_Aim_
Extract precisely the lines of the entries below, from the first line through the line containing "import numpy as np".

_Material supplied_
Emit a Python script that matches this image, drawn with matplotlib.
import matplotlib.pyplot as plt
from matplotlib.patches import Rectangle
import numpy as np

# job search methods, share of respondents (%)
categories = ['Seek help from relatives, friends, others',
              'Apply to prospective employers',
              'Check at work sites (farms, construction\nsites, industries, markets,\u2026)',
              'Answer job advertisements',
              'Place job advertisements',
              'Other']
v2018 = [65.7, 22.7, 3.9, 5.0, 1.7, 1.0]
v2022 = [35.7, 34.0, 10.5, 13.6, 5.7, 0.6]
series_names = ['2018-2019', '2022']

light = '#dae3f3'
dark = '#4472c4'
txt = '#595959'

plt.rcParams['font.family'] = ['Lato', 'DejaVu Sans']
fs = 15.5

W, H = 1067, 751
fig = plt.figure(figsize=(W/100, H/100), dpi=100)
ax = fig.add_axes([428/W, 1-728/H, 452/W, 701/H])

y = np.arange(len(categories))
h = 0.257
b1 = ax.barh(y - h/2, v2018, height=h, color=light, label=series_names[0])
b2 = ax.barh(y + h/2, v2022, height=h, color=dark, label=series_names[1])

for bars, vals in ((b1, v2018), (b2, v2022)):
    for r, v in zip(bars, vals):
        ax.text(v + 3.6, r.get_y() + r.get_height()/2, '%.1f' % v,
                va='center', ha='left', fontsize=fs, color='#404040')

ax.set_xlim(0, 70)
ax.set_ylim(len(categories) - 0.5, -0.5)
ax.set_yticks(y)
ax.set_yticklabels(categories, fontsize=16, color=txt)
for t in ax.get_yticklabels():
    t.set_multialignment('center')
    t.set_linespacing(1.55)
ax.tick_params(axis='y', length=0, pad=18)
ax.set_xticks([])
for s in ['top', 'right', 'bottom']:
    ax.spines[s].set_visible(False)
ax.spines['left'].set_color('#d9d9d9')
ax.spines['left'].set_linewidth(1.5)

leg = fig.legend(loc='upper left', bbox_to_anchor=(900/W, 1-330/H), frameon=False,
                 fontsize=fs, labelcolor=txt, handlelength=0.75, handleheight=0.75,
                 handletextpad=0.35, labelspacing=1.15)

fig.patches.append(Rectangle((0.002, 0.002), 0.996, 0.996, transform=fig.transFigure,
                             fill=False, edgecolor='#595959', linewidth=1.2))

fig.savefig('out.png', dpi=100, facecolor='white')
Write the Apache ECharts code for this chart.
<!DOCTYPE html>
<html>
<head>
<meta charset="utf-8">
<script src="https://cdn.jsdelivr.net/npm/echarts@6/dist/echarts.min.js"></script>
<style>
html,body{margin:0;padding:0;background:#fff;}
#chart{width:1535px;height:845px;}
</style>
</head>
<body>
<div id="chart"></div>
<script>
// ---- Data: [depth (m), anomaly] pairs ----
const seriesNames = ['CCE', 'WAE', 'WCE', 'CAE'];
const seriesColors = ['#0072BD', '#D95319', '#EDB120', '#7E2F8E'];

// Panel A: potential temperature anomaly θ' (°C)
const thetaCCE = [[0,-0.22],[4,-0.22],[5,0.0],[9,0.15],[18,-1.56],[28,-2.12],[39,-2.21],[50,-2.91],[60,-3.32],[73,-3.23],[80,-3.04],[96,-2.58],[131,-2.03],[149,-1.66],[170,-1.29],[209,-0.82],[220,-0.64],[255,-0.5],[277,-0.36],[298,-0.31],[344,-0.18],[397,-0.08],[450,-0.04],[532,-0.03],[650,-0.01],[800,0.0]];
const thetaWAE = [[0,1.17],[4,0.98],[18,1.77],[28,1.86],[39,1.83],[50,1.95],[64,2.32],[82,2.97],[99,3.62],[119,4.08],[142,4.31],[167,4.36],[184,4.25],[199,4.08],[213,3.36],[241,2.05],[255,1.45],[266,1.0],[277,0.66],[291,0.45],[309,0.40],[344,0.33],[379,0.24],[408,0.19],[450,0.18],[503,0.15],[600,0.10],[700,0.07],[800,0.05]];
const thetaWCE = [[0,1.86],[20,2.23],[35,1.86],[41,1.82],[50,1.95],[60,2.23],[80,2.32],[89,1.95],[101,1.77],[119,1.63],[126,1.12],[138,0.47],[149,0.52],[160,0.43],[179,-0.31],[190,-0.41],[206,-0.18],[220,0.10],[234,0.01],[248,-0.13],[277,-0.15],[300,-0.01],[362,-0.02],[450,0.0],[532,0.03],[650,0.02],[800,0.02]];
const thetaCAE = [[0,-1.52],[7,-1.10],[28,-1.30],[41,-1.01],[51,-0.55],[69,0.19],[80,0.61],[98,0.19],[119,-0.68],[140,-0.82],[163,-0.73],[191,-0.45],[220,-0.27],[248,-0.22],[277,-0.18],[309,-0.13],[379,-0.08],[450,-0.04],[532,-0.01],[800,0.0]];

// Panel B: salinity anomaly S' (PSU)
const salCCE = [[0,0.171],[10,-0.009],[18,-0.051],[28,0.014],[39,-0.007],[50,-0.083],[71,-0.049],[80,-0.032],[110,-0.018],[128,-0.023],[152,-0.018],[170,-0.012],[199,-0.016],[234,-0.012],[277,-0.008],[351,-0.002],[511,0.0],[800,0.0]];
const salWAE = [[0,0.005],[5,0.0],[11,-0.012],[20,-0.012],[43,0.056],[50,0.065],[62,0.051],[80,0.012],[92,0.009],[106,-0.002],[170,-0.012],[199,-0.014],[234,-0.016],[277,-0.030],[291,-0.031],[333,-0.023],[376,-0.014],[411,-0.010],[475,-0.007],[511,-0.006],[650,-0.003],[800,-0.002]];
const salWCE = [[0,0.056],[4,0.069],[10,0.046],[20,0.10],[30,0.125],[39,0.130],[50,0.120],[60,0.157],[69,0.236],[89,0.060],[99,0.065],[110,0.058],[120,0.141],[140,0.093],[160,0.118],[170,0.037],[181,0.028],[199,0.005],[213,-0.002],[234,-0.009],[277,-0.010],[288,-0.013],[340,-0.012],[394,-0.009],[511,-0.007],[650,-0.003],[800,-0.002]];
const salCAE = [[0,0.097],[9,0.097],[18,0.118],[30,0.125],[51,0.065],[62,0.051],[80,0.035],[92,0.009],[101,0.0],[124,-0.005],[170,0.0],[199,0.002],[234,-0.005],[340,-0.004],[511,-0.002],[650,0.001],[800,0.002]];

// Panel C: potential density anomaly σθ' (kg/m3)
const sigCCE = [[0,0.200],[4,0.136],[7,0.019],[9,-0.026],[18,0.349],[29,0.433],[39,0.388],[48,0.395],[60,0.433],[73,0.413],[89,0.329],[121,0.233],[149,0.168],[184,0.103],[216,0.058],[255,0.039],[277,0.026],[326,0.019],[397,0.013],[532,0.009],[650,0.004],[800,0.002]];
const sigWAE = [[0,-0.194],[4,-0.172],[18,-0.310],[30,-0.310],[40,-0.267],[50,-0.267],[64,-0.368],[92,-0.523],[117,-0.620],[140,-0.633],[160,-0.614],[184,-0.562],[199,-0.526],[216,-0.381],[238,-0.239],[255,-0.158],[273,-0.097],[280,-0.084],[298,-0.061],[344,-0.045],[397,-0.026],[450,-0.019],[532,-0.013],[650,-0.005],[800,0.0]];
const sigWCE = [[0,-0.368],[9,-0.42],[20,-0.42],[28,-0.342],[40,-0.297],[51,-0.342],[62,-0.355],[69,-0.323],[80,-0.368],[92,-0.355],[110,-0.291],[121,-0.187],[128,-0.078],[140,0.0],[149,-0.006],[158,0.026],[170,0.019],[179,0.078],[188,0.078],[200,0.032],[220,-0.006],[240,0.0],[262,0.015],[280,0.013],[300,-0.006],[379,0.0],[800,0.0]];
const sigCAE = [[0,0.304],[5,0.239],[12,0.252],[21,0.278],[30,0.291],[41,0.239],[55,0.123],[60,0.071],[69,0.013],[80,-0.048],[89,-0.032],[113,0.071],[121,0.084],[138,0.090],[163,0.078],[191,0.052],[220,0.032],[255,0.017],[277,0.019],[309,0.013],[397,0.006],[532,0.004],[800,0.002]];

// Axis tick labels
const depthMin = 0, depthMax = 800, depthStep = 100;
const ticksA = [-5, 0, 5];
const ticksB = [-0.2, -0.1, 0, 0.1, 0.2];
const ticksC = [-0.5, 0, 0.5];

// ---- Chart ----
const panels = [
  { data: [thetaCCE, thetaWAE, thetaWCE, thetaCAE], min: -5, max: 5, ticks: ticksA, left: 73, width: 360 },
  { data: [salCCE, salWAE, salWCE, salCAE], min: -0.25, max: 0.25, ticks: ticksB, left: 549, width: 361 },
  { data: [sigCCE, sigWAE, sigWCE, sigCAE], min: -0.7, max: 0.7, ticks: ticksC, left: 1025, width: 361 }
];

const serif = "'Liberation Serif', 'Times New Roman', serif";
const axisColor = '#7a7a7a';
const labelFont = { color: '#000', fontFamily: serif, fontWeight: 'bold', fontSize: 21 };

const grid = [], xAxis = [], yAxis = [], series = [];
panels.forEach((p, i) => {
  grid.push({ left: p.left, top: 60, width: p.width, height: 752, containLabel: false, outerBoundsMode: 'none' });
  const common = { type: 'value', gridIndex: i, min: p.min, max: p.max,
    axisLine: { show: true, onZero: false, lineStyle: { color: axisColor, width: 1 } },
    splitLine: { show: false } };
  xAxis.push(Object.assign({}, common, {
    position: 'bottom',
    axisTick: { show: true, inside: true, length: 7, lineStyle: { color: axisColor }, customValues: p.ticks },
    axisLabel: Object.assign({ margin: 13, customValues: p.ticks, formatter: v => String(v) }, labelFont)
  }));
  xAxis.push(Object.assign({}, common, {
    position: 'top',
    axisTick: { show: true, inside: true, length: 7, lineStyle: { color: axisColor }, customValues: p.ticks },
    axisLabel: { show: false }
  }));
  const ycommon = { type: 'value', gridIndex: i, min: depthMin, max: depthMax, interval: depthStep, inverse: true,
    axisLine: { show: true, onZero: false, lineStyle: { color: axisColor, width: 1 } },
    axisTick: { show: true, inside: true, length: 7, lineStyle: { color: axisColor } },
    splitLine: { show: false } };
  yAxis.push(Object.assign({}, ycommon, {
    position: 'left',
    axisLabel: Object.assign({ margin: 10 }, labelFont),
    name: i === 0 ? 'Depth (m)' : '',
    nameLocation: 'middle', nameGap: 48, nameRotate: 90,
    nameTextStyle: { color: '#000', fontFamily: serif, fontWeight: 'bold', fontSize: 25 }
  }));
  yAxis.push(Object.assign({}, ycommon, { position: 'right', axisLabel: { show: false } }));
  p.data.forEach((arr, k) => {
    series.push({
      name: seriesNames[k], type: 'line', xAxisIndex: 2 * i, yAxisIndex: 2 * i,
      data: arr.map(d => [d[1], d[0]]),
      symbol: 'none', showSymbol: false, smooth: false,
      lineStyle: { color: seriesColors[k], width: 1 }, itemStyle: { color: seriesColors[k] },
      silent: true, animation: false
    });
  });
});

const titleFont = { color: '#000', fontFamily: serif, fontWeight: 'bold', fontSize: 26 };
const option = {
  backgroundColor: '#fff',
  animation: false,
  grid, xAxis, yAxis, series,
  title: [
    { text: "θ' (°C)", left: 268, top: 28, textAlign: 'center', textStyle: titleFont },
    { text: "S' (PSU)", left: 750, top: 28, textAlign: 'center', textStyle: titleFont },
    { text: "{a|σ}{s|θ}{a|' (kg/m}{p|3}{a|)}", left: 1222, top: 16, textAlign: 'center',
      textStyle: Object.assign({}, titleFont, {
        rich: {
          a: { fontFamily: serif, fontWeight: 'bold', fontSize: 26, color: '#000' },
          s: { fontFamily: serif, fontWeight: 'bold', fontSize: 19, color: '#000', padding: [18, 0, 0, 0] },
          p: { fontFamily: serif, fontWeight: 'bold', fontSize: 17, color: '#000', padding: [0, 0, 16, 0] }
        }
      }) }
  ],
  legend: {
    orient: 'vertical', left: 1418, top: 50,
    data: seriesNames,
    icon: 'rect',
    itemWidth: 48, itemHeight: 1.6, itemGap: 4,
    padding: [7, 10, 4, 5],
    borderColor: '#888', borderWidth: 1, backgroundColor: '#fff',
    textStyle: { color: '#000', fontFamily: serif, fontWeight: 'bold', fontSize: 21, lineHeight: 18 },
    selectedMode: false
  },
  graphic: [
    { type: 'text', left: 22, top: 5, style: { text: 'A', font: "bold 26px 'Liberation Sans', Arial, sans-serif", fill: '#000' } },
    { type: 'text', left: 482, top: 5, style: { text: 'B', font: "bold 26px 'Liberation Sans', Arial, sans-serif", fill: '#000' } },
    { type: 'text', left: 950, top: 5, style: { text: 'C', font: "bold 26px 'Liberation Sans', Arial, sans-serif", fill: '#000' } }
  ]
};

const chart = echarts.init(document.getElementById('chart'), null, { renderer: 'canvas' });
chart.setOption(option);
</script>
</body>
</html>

_Correct output_
Emit a Python script that matches this image, drawn with matplotlib.
import matplotlib.pyplot as plt
from matplotlib.patches import Rectangle
import numpy as np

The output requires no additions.